Iran’s state broadcaster has aired a video describing what it claims would be the response to an Israeli strike on Iran’s nuclear sites, warning that Israeli targets would be destroyed within minutes and that a follow-up wave of rocket attacks would “raze Tel Aviv.”
The video aired on Iran’s state-controlled IRIB TV2 on December 17, and was reported upon by the Washington-based Middle East Media Research Institute monitor group on Monday.
Israel has vowed to prevent Iran from obtaining nuclear weapons and has repeatedly said it has the right to act in striking Iranian facilities to prevent what it sees as an existential threat.
In the clip, narrator Younes Shadlou began by noting that Israel had recently held exercises with the US to simulate an attack on Iran.
“Let’s assume that Israeli jets manage to reach the Natanz nuclear site in one piece” and manage to damage it, Shadlou posited, referring to a major facility buried under a mountain where Iran has installed advanced centrifuges to enrich uranium.
“Even if they manage to leave Iran’s sky safely,” he continued, it would take the jets “at least an hour” to return to their base.
“The question is whether there would be any base for them to land at,” Shadlou said.
#ICYMI: Iranian TV Report about How Iran Would Respond to an Israeli Attack on Its Nuclear Facilities: Dimona Will Be Practically Destroyed, Tel Aviv Will Be Razed to the Ground #Iran #JCPOA #Israel pic.twitter.com/FeKBdlPrW5
— MEMRI (@MEMRIReports) December 26, 2022
The remarks were followed by footage showing multiple launches of surface-to-surface missiles and impacts on the ground as Shadlou predicted the Islamic Revolutionary Guard Corps would launch barrages of solid-fuel missiles that “in less than seven minutes will destroy their targets with great accuracy.”
One such target, he said, is “Israel’s nuclear warhead production site in Dimona.” Though Israel has never declared it has nuclear weapons, it is believed to hold an arsenal of such devices, with the Dimona nuclear reactor facility thought to play a key role in development.
After the initial volley, the IRGC would fuel up its strategic missiles in underground silos for a second wave of attacks, Shadlou said.
Liquid fuel is not usually stored inside rockets due to the hazard of keeping volatile materials in the tanks. Instead, the weapons are fueled just before use. By contrast, solid-fuel rockets can be kept ready for immediate launch.
The second wave would leave Dimona “practically destroyed” and Tel Aviv will be “razed to the ground,” Shadlou claimed.
The video ended with 11-year-old footage of Iran’s Supreme Leader Ayatollah Ali Khamenei saying that if the Israelis “make even the slightest mistake, the Islamic Republic will raze Tel Aviv and Haifa to the ground.”
On Saturday, a former top Israeli defense official and Mossad intelligence chief warned that Iran was closer than ever to the ability to produce weapons-grade uranium and Israel should be prepared to carry out a strike.

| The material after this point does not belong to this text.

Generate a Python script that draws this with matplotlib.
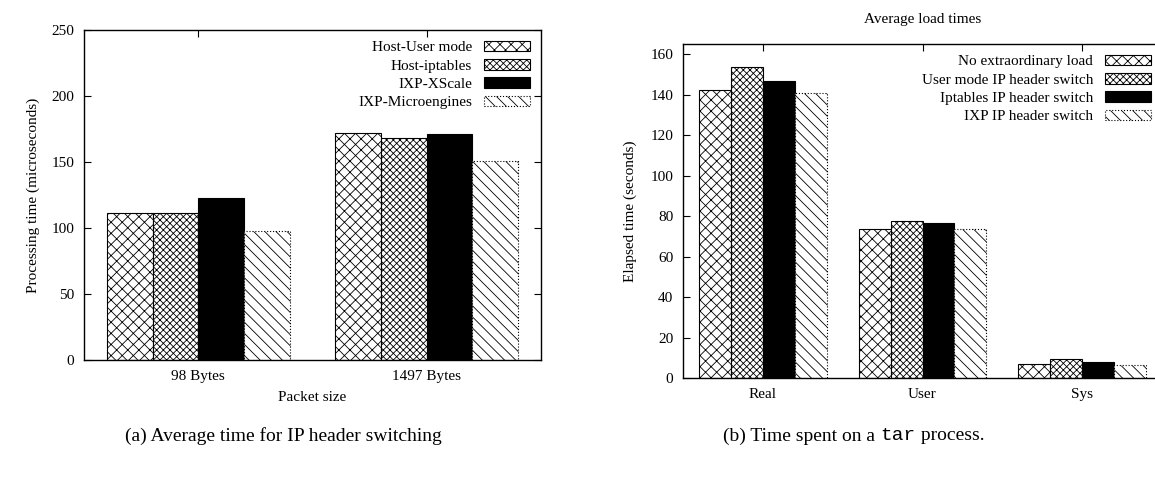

Zohar Palti said Israel has the military capabilities to attack Iran’s nuclear facilities, noting that it need not necessarily await an American green light — but would need to make “serious decisions” regarding whether it wants to lead such an offense.
“I am not implying that Israel is capable, I am saying it is,” he stated, though he stressed the importance of coordinating with Washington.
“If we do reach such a scenario… it won’t be a matter of [Israelis’ differences of opinion on] politics or religion. Lebanon has more than 100,000 rockets and Iran possesses precision-guided missiles. The Israeli home front will suffer… Israel will need to function as one fist,” he said.
Iran’s Lebanon-based proxy Hezbollah is believed to have over 100,000 missiles that the terror group has threatened to use against Israel, as it has done in past conflicts with the IDF.
Iran’s state media announced last month that it had begun producing enriched uranium at 60% purity at the country’s underground Fordo nuclear plant, in addition to enrichment to the same level at a plant in Natanz that it said had begun in 2019.
Enrichment to 60% purity is a short, technical step away from weapons-grade levels of 90%. Nonproliferation experts have warned in recent months that Iran now has enough 60%-enriched uranium to reprocess into fuel for at least one nuclear bomb.